>> START

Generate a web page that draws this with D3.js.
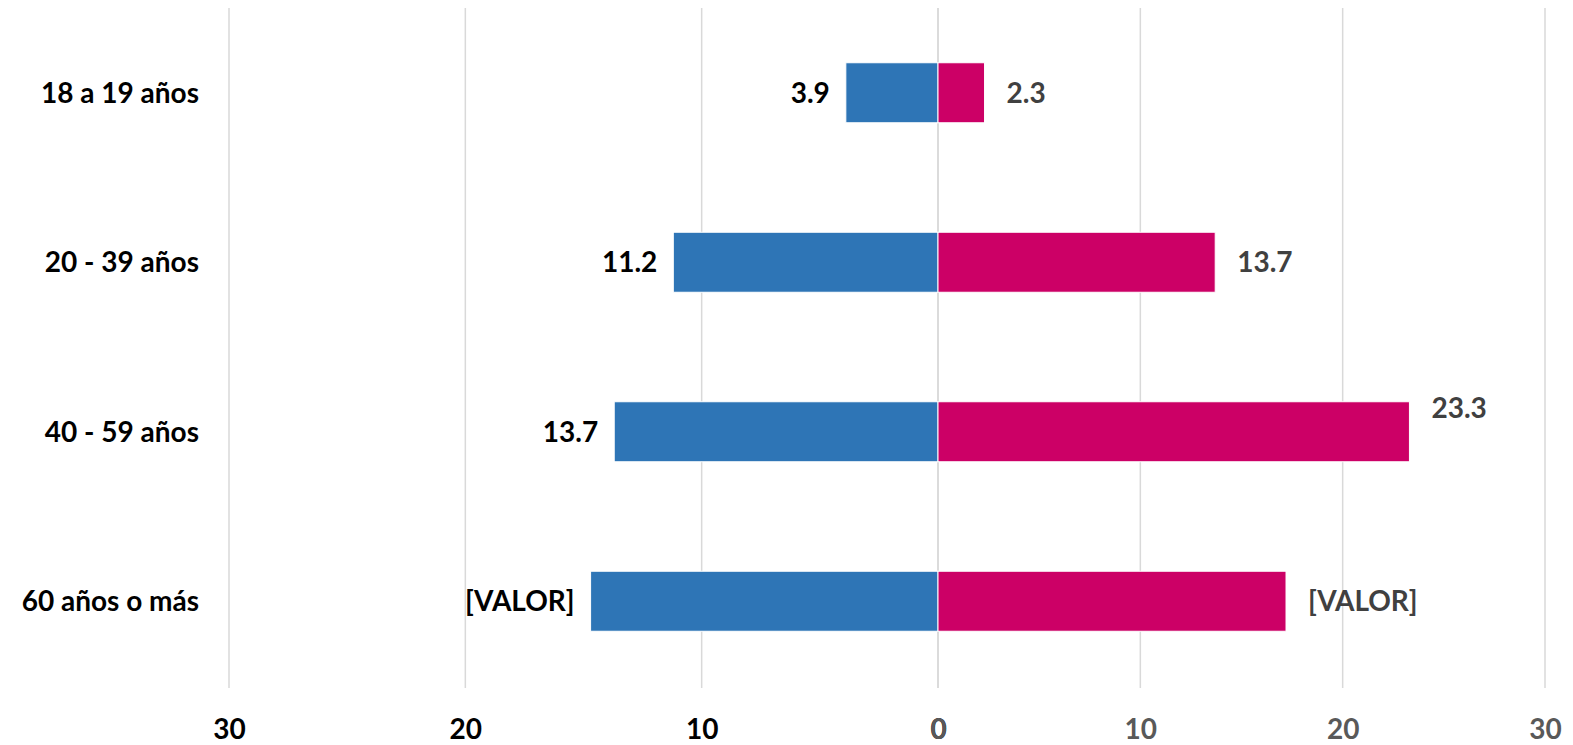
<!DOCTYPE html>
<html>
<head>
<meta charset="utf-8">
<script src="https://cdn.jsdelivr.net/npm/d3@7"></script>
<style>
  body { margin: 0; background: #fff; }
  text { font-family: Lato, "Open Sans", sans-serif; font-weight: bold; }
</style>
</head>
<body>
<div id="chart"></div>
<script>
var categories = ["18 a 19 años", "20 - 39 años", "40 - 59 años", "60 años o más"];
var hombres = [3.9, 11.2, 13.7, 14.7];
var mujeres = [2.3, 13.7, 23.3, 17.2];
var hombresLabels = ["3.9", "11.2", "13.7", "[VALOR]"];
var mujeresLabels = ["2.3", "13.7", "23.3", "[VALOR]"];
var ticks = [0, 10, 20, 30];

var width = 1573, height = 745;
var fontSize = 28;

var svg = d3.select("#chart").append("svg")
  .attr("width", width)
  .attr("height", height);

// two separate scales, the left half is a bit wider than the right
var xl = d3.scaleLinear().domain([30, 0]).range([229, 938]);
var xr = d3.scaleLinear().domain([0, 30]).range([938, 1545]);
var y = d3.scaleBand().domain(categories).range([8, 686]).paddingInner(0.646).paddingOuter(0.323);

var gridTop = 8, gridBottom = 688;

// gridlines
var grid = svg.append("g");
ticks.forEach(function(t) {
  grid.append("line").attr("x1", xl(t)).attr("x2", xl(t))
    .attr("y1", gridTop).attr("y2", gridBottom)
    .attr("stroke", "#d9d9d9").attr("stroke-width", 1.5);
  grid.append("line").attr("x1", xr(t)).attr("x2", xr(t))
    .attr("y1", gridTop).attr("y2", gridBottom)
    .attr("stroke", "#d9d9d9").attr("stroke-width", 1.5);
});

// bars
svg.selectAll("rect.h")
  .data(hombres)
  .enter().append("rect")
  .attr("class", "h")
  .attr("x", function(d) { return xl(d); })
  .attr("width", function(d) { return xl(0) - xl(d); })
  .attr("y", function(d, i) { return y(categories[i]); })
  .attr("height", y.bandwidth())
  .attr("fill", "#2e75b6")
  .attr("stroke", "#ffffff")
  .attr("stroke-width", 1);

svg.selectAll("rect.m")
  .data(mujeres)
  .enter().append("rect")
  .attr("class", "m")
  .attr("x", xr(0))
  .attr("width", function(d) { return xr(d) - xr(0); })
  .attr("y", function(d, i) { return y(categories[i]); })
  .attr("height", y.bandwidth())
  .attr("fill", "#cc0066")
  .attr("stroke", "#ffffff")
  .attr("stroke-width", 1);

// value labels
svg.selectAll("text.hl")
  .data(hombres)
  .enter().append("text")
  .attr("class", "hl")
  .attr("x", function(d) { return xl(d) - 16; })
  .attr("y", function(d, i) { return y(categories[i]) + y.bandwidth() / 2; })
  .attr("dy", "0.35em")
  .attr("text-anchor", "end")
  .attr("font-size", fontSize)
  .attr("fill", "#000")
  .text(function(d, i) { return hombresLabels[i]; });

// excel pushed the 23.3 label up a bit
var mujeresNudge = [0, 0, -24, 0];
svg.selectAll("text.ml")
  .data(mujeres)
  .enter().append("text")
  .attr("class", "ml")
  .attr("x", function(d) { return xr(d) + 22; })
  .attr("y", function(d, i) { return y(categories[i]) + y.bandwidth() / 2 + mujeresNudge[i]; })
  .attr("dy", "0.35em")
  .attr("text-anchor", "start")
  .attr("font-size", fontSize)
  .attr("fill", "#404040")
  .text(function(d, i) { return mujeresLabels[i]; });

// category labels
svg.selectAll("text.cat")
  .data(categories)
  .enter().append("text")
  .attr("class", "cat")
  .attr("x", 199)
  .attr("y", function(d) { return y(d) + y.bandwidth() / 2; })
  .attr("dy", "0.35em")
  .attr("text-anchor", "end")
  .attr("font-size", fontSize)
  .attr("fill", "#000")
  .text(function(d) { return d; });

// axes
var axisL = svg.append("g").attr("transform", "translate(0," + 716 + ")")
  .call(d3.axisBottom(xl).tickValues(ticks).tickSize(0).tickFormat(d3.format("d")));
axisL.select(".domain").remove();
axisL.selectAll("text").attr("font-size", fontSize).attr("fill", "#000").attr("font-family", null);

var axisR = svg.append("g").attr("transform", "translate(0," + 716 + ")")
  .call(d3.axisBottom(xr).tickValues(ticks).tickSize(0).tickFormat(d3.format("d")));
axisR.select(".domain").remove();
axisR.selectAll("text").attr("font-size", fontSize).attr("fill", "#595959").attr("font-family", null);
</script>
</body>
</html>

>> END

=== WHAT NEEDS TO BE DONE ===
Everything from the top line of the data down to and including the line with "var fontSize = 28;" is to be copied, except the pictures.

=== RESULT OF THE TASK ===
Generate a web page that draws this with D3.js.
<!DOCTYPE html>
<html>
<head>
<meta charset="utf-8">
<script src="https://cdn.jsdelivr.net/npm/d3@7"></script>
<style>
  body { margin: 0; background: #fff; }
  text { font-family: Lato, "Open Sans", sans-serif; font-weight: bold; }
</style>
</head>
<body>
<div id="chart"></div>
<script>
var categories = ["18 a 19 años", "20 - 39 años", "40 - 59 años", "60 años o más"];
var hombres = [3.9, 11.2, 13.7, 14.7];
var mujeres = [2.3, 13.7, 23.3, 17.2];
var hombresLabels = ["3.9", "11.2", "13.7", "[VALOR]"];
var mujeresLabels = ["2.3", "13.7", "23.3", "[VALOR]"];
var ticks = [0, 10, 20, 30];

var width = 1573, height = 745;
var fontSize = 28;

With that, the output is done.